** start of DATASET RECORDS **
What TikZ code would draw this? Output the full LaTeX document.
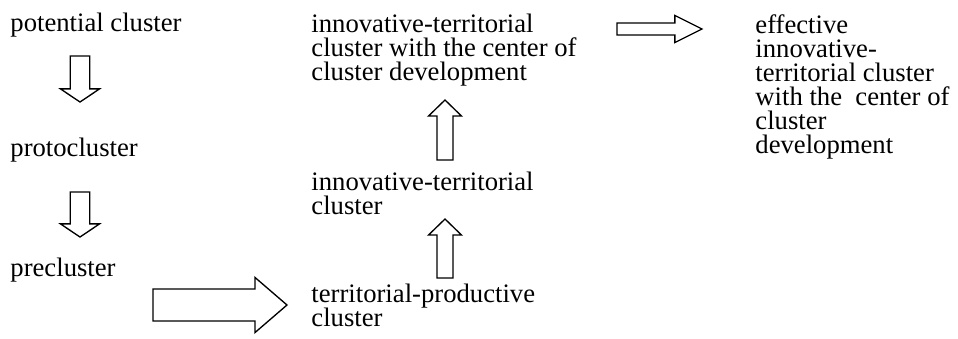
\documentclass[tikz,border=0pt]{standalone}
\usepackage{fontspec}
\setmainfont{Liberation Serif}
\usepackage{tikz}
\usetikzlibrary{calc}

% hollow block arrow: tail, tip, half shaft, half head, head length
\newcommand{\blockarrow}[5]{%
  \coordinate (hb) at ($(#2)!#5!(#1)$);
  \draw[arrowline] ($(#1)!#3!90:(#2)$) -- ($(hb)!#3!-90:(#1)$) -- ($(hb)!#4!-90:(#1)$)
    -- (#2) -- ($(hb)!#4!90:(#1)$) -- ($(hb)!#3!90:(#1)$) -- ($(#1)!#3!-90:(#2)$) -- cycle;
}

\begin{document}
\begin{tikzpicture}[
    x=0.45pt, y=-0.45pt,
    stage/.style={anchor=north west, inner sep=0pt, align=left,
      font={\fontsize{12pt}{10.8pt}\selectfont\lineskiplimit=-20pt}},
    arrowline/.style={draw=black, line width=0.6pt, fill=white}
]
    \useasboundingbox (0,0) rectangle (958,339);

    % Stages, left column
    \node[stage] (pot) at (10, 13) {potential cluster};
    \node[stage] (proto) at (10, 138) {protocluster};
    \node[stage] (pre) at (10, 258) {precluster};

    % Stages, middle column
    \node[stage] (itcc) at (311, 14) {innovative-territorial\\cluster with the center of\\cluster development};
    \node[stage] (itc) at (311, 172) {innovative-territorial\\cluster};
    \node[stage] (tpc) at (311, 284) {territorial-productive\\cluster};

    % Stage, right column
    \node[stage] (eff) at (755, 14) {effective\\innovative-\\territorial cluster\\with the \ center of\\cluster\\development};

    % Arrow ends
    \coordinate (a1s) at (80, 56);   \coordinate (a1e) at (80, 102);
    \coordinate (a2s) at (80, 192);  \coordinate (a2e) at (80, 237);
    \coordinate (a3s) at (153, 305); \coordinate (a3e) at (287, 305);
    \coordinate (a4s) at (445, 278); \coordinate (a4e) at (445, 219);
    \coordinate (a5s) at (445, 160); \coordinate (a5e) at (445, 100);
    \coordinate (a6s) at (617, 29);  \coordinate (a6e) at (702, 29);

    % Arrows
    \blockarrow{a1s}{a1e}{4.4pt}{8.8pt}{5.9pt}
    \blockarrow{a2s}{a2e}{4.4pt}{8.8pt}{5.9pt}
    \blockarrow{a3s}{a3e}{7.2pt}{12.4pt}{14.4pt}
    \blockarrow{a4s}{a4e}{3.6pt}{7.4pt}{7.2pt}
    \blockarrow{a5s}{a5e}{3.6pt}{7.4pt}{7.2pt}
    \blockarrow{a6s}{a6e}{2.7pt}{6.1pt}{12.2pt}
\end{tikzpicture}
\end{document}
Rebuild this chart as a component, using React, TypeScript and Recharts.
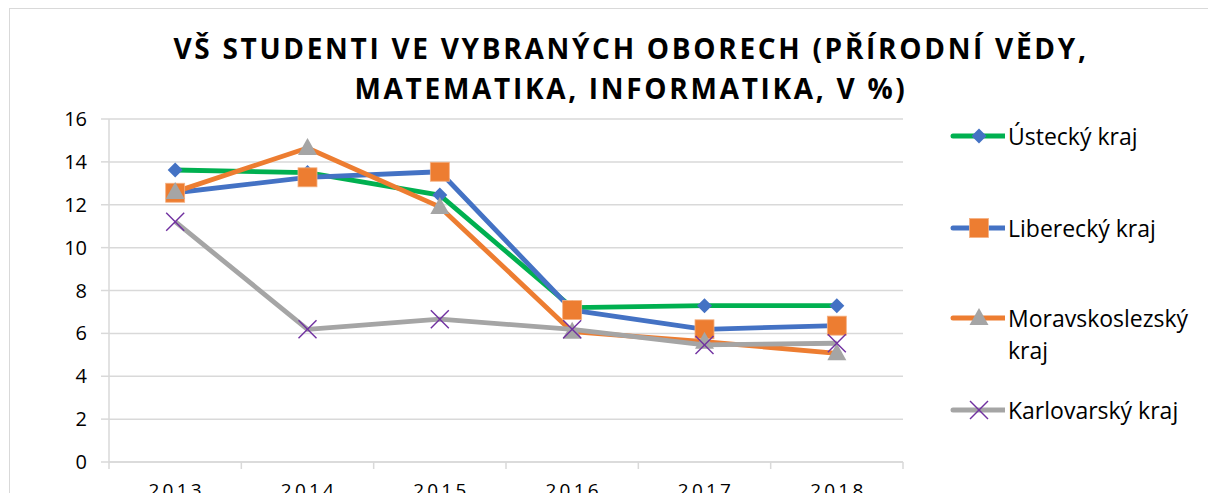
import React from "react";
import { LineChart, Line, XAxis, YAxis, CartesianGrid, Legend } from "recharts";

// values (percent)
const years = ["2013", "2014", "2015", "2016", "2017", "2018"];
const ustecky = [13.62, 13.5, 12.45, 7.2, 7.29, 7.29];
const liberecky = [12.56, 13.28, 13.54, 7.09, 6.19, 6.36];
const moravskoslezsky = [12.6, 14.65, 11.9, 6.08, 5.61, 5.07];
const karlovarsky = [11.21, 6.19, 6.66, 6.19, 5.46, 5.54];
const yTicks = [0, 2, 4, 6, 8, 10, 12, 14, 16];
const xBoundaries = [0, 1, 2, 3, 4, 5, 6];

const FONT = "'Open Sans', 'Noto Sans', sans-serif";
const GRID = "#d9d9d9";

const data = years.map((y, i) => ({
  x: i + 0.5,
  year: y,
  ustecky: ustecky[i],
  liberecky: liberecky[i],
  moravskoslezsky: moravskoslezsky[i],
  karlovarsky: karlovarsky[i],
}));

const xTicks = [
  ...xBoundaries,
  ...years.map((_, i) => i + 0.5),
].sort((a, b) => a - b);

type MarkerKind = "diamond" | "square" | "triangle" | "cross";

const series: {
  key: string;
  name: string;
  line: string;
  marker: MarkerKind;
  fill: string;
}[] = [
  { key: "ustecky", name: "Ústecký kraj", line: "#00b050", marker: "diamond", fill: "#4472c4" },
  { key: "liberecky", name: "Liberecký kraj", line: "#4472c4", marker: "square", fill: "#ed7d31" },
  { key: "moravskoslezsky", name: "Moravskoslezský kraj", line: "#ed7d31", marker: "triangle", fill: "#a5a5a5" },
  { key: "karlovarsky", name: "Karlovarský kraj", line: "#a5a5a5", marker: "cross", fill: "#7030a0" },
];

function Marker({ kind, cx, cy, fill }: { kind: MarkerKind; cx: number; cy: number; fill: string }) {
  if (kind === "diamond") {
    const r = 7.5;
    return <polygon points={`${cx},${cy - r} ${cx + r},${cy} ${cx},${cy + r} ${cx - r},${cy}`} fill={fill} />;
  }
  if (kind === "square") {
    const r = 9.5;
    return <rect x={cx - r} y={cy - r} width={r * 2} height={r * 2} fill={fill} stroke="#f4b183" strokeWidth={0.8} />;
  }
  if (kind === "triangle") {
    return (
      <polygon
        points={`${cx},${cy - 10} ${cx + 9.5},${cy + 7} ${cx - 9.5},${cy + 7}`}
        fill={fill}
      />
    );
  }
  const r = 9;
  return (
    <g stroke={fill} strokeWidth={1.4}>
      <line x1={cx - r} y1={cy - r} x2={cx + r} y2={cy + r} />
      <line x1={cx - r} y1={cy + r} x2={cx + r} y2={cy - r} />
    </g>
  );
}

const XTick = (props: any) => {
  const { x, y, payload } = props;
  const v = payload.value as number;
  if (Number.isInteger(v)) {
    return <line x1={x} x2={x} y1={y} y2={y + 7} stroke={GRID} strokeWidth={1.5} />;
  }
  return (
    <text
      x={x + 1.5}
      y={y + 35}
      textAnchor="middle"
      fill="#000"
      style={{ fontFamily: FONT, fontSize: 19, letterSpacing: 3.2 }}
    >
      {years[Math.floor(v)]}
    </text>
  );
};

// legend rows: vertical centre of each entry, relative to the legend box
const legendRows = [26, 118, 208, 300];

const LegendContent = () => (
  <div style={{ position: "relative", width: 262, height: 330, fontFamily: FONT }}>
    {series.map((s, i) => (
      <div
        key={s.key}
        style={{
          position: "absolute",
          left: 0,
          top: legendRows[i] - 16,
          display: "flex",
          alignItems: "flex-start",
        }}
      >
        <svg width={62} height={32} style={{ flex: "none" }}>
          <line x1={10} x2={62} y1={16} y2={16} stroke={s.line} strokeWidth={5} strokeLinecap="round" />
          <Marker kind={s.marker} cx={36} cy={16} fill={s.fill} />
        </svg>
        <div style={{ fontSize: 23, lineHeight: "32px", color: "#000", width: 192, marginLeft: 3 }}>
          {s.name}
        </div>
      </div>
    ))}
  </div>
);

export default function App() {
  return (
    <div
      style={{
        position: "absolute",
        left: 0,
        top: 0,
        width: 1208,
        height: 493,
        overflow: "hidden",
        background: "#fff",
      }}
    >
      <div
        style={{
          position: "absolute",
          left: 9,
          top: 8,
          width: 1240,
          height: 520,
          borderTop: `1.5px solid ${GRID}`,
          borderLeft: `1.5px solid ${GRID}`,
        }}
      />
      <div
        style={{
          position: "absolute",
          left: 0,
          top: 28,
          width: 1262,
          textAlign: "center",
          fontFamily: FONT,
          fontWeight: 700,
          fontSize: 28,
          lineHeight: "40px",
          letterSpacing: 2.7,
          color: "#000",
        }}
      >
        VŠ STUDENTI VE VYBRANÝCH OBORECH (PŘÍRODNÍ VĚDY,
        <br />
        MATEMATIKA, INFORMATIKA, V %)
      </div>
      <div style={{ position: "absolute", left: 0, top: 0 }}>
        <LineChart
          width={1208}
          height={493}
          data={data}
          margin={{ top: 119, right: 305, bottom: 0, left: 0 }}
          style={{ fontFamily: FONT }}
        >
          <CartesianGrid vertical={false} stroke={GRID} strokeWidth={1.5} />
          <XAxis
            dataKey="x"
            type="number"
            domain={[0, 6]}
            ticks={xTicks}
            interval={0}
            height={31}
            axisLine={{ stroke: GRID, strokeWidth: 1.5 }}
            tickLine={false}
            tickSize={0}
            tickMargin={0}
            tick={<XTick />}
          />
          <YAxis
            width={109}
            domain={[0, 16]}
            ticks={yTicks}
            interval={0}
            axisLine={{ stroke: GRID, strokeWidth: 1.5 }}
            tickLine={{ stroke: GRID, strokeWidth: 1.5 }}
            tickSize={8}
            tickMargin={14}
            tick={{ fill: "#000", fontSize: 20, fontFamily: FONT }}
          />
          <Legend
            layout="vertical"
            align="center"
            verticalAlign="middle"
            content={<LegendContent />}
            wrapperStyle={{ position: "absolute", left: 943, top: 110, width: 262, height: 330 }}
          />
          {series.map((s) => (
            <Line
              key={s.key}
              dataKey={s.key}
              name={s.name}
              type="linear"
              stroke={s.line}
              strokeWidth={4.8}
              strokeLinejoin="round"
              isAnimationActive={false}
              dot={(p: any) => (
                <Marker key={`${s.key}-${p.index}`} kind={s.marker} cx={p.cx} cy={p.cy} fill={s.fill} />
              )}
              activeDot={false}
            />
          ))}
        </LineChart>
      </div>
    </div>
  );
}
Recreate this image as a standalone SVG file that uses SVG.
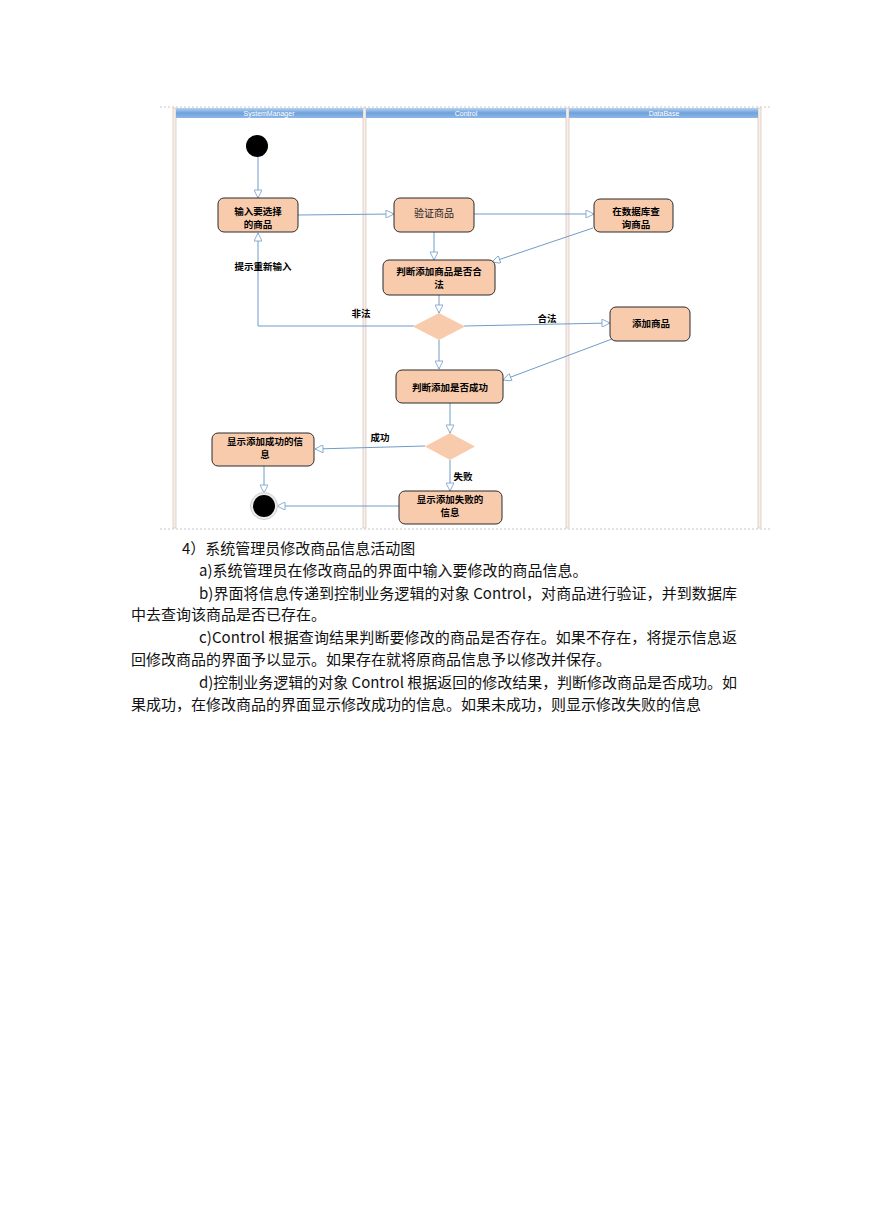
** end of DATASET RECORDS **
■ TASK REQUIREMENTS
Write out every line of the data that holds the word "standalone".

■ PROBLEM SOLUTION
\documentclass[tikz,border=0pt]{standalone}
Recreate this image as a standalone SVG file that uses SVG.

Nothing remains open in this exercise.